Noch vor 16.30 Uhr und somit nach ca. 2:15h Kletterei waren wir am Top - wow, das hatte sich nun wirklich sehr gelohnt. Daselbst gibt's aber nicht viel zu holen, Food & Getränke waren auch am Einstieg geblieben, somit haben wir gleich die Seile eingefädelt. Das Abseilen geht ob der steilen Wand schnurstracks vonstatten, in 3 Manövern ist man zurück auf dem Boden (5 -> 3 -> 1 -> Boden).

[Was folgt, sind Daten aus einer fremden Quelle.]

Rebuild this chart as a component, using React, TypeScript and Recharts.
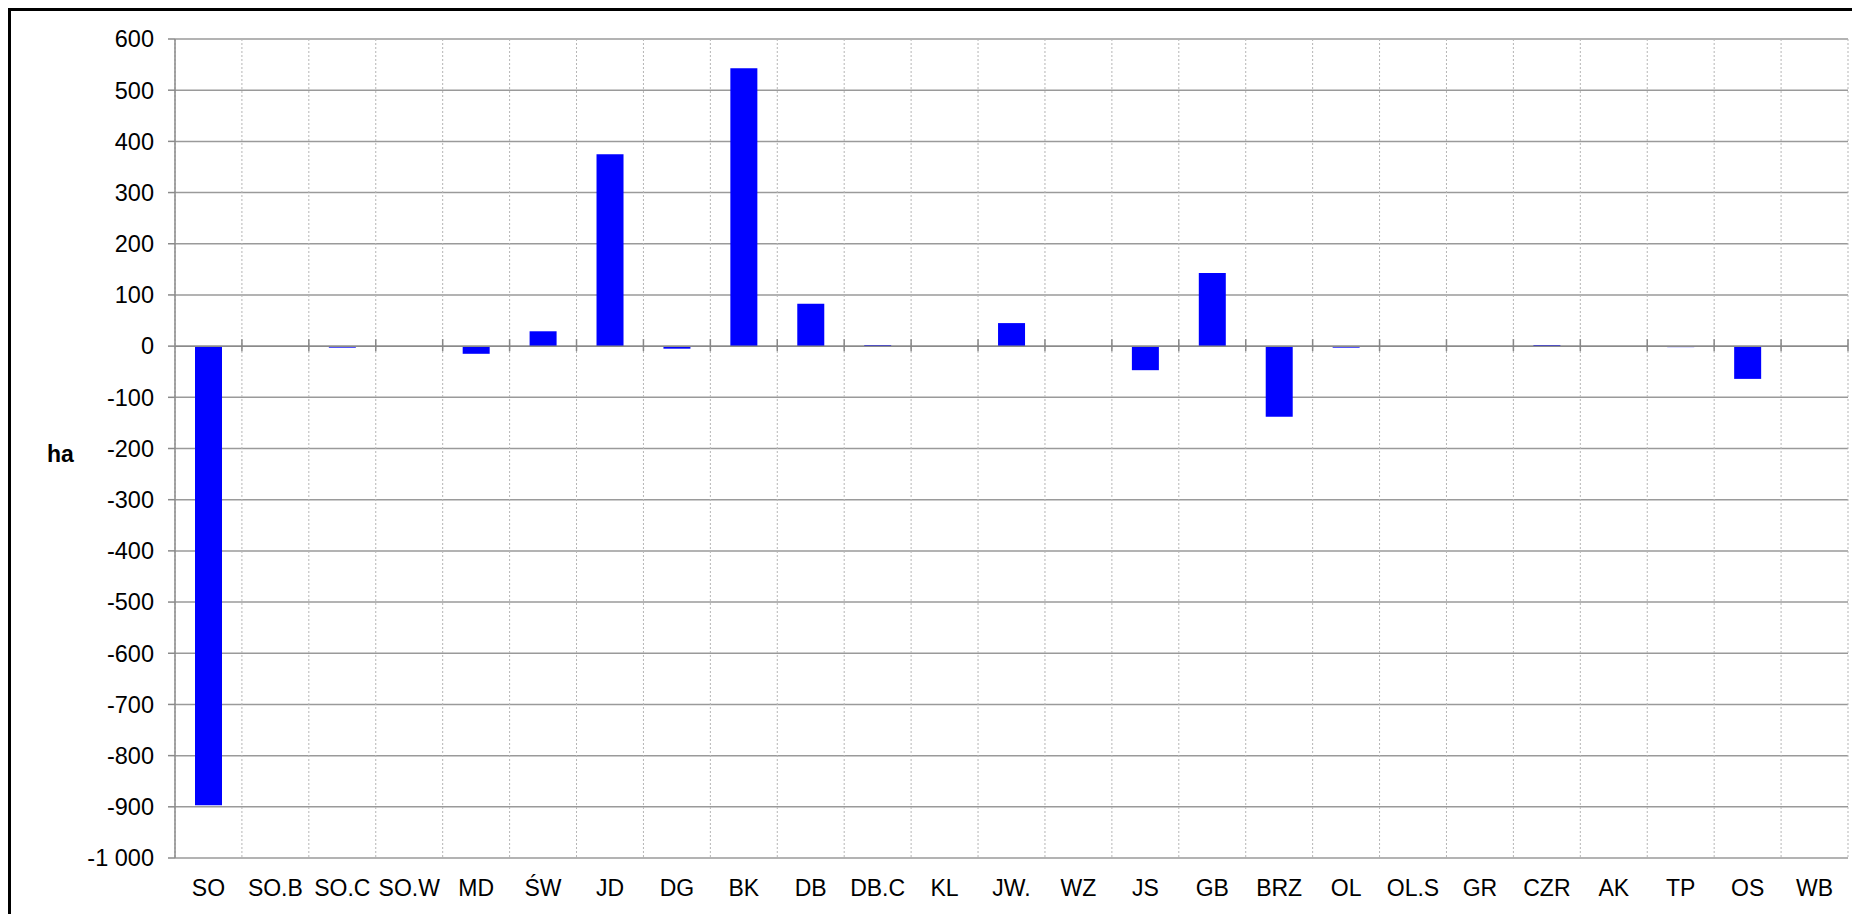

Bei nach wie vor bestem Wetter und schönstem Sonnenschein packten wir mit aller Ruhe unsere Sachen und liefen dann ohne jede Eile zurück ins Tal. Erst da wurde uns bewusst, wie weit die Wanderung an den Einstieg doch eigentlich gewesen war. Schliesslich kam der Talgrund dann doch näher und das ersehnte Tourenabschlussgetränk stand in der Beiz in All'Acqua auf dem Tisch. Ja, das war nun ein richtiger Knüller gewesen, das Meteostudium und die daraus resultierende Gebietswahl hatten sich voll ausbezahlt. Besonders freute mich auch, dass ich an diesem Tag wieder so richtig den Flow beim Klettern gefunden hatte. Auf den zuletzt sehr schwierigen MSL (1,2,3) war dies doch eher weniger der Fall gewesen. Und das Mojo ist beim Alpinklettern eben schon sehr zentral - man merkt es jeweils erst, wenn es nicht mehr so wirklich da ist.
Facts
Poncione di Ruino - Musique gaie pour un demain triste 7a (6b+ obl.) - 5 SL, 140m - Devanthey/Monnet 1996 - ****;xxxx
Material: 2x50m-Seile, 12 Express, Cams 0.3-1
"Wenn diese Route doppelt so lang wäre, so würde sie mit Sicherheit zu den Top Ten der MSL-Routen in der Schweiz gehören" konstatierte mein Seilpartner Jonas am Ende der Schweiz. Dem kann ich voll und ganz zustimmen. Die athletische Granitkletterei in bestem Gestein ist wirklich herausragend schöne. An Rissen, Slopern und Leisten geht's mit abwechslungsreichen Moves in die Höhe, oft heisst es sich geschickt zu Platzieren und auf die Füsse zu stellen. Der einzige Makel den die Route hat ist tatsächlich, dass sie nach nur 5 Seillängen schon zu Ende ist. Somit heisst es dann halt Abseilen und in einer der benachbarten Touren erneut anzugreifen. Die Musique gaie... trumpft mit einer prima BH-Absicherung auf. Dort wo die Kletterei schwierig ist, stecken die BH +/- klettergartenmässig. Hier und da könnte man Cams platzieren, so wirklich nötig erschien uns dies nur in L4, wo es an zwei Splitter Cracks längere Abstände gibt, die man fast mobil sichern muss. Ich legte da die Cams 0.4 und 1, anderes Gear in ähnlicher Grösse findet aber sicher auch Unterschlupf. Daher die Materialempfehlung für ein Set Cams 0.3-1. Zu erwähnen ist, dass leider nur verzinkte Dübel (mit rostfreien Laschen) stecken. Dank dem sauberen, praktisch vegetationsfreien Fels sehen sie trotz Baujahr 1996 (zumindest äusserlich) noch gut im Schuss aus. Auch die Standketten sind von Marke Eigenbau und sehen eigentlich solide aus. Sollte allerdings eine der Schweissnähte versagen, welche bei diesem System sicher die Schwachstelle sind, so gäbe es konstruktionsbedingt leider keine Redundanz. Aber es wird ja schon halten... Ein Topo zur Route findet man im SAC-Führer Tessin, im Extrem Sud oder im Topoguide Band II.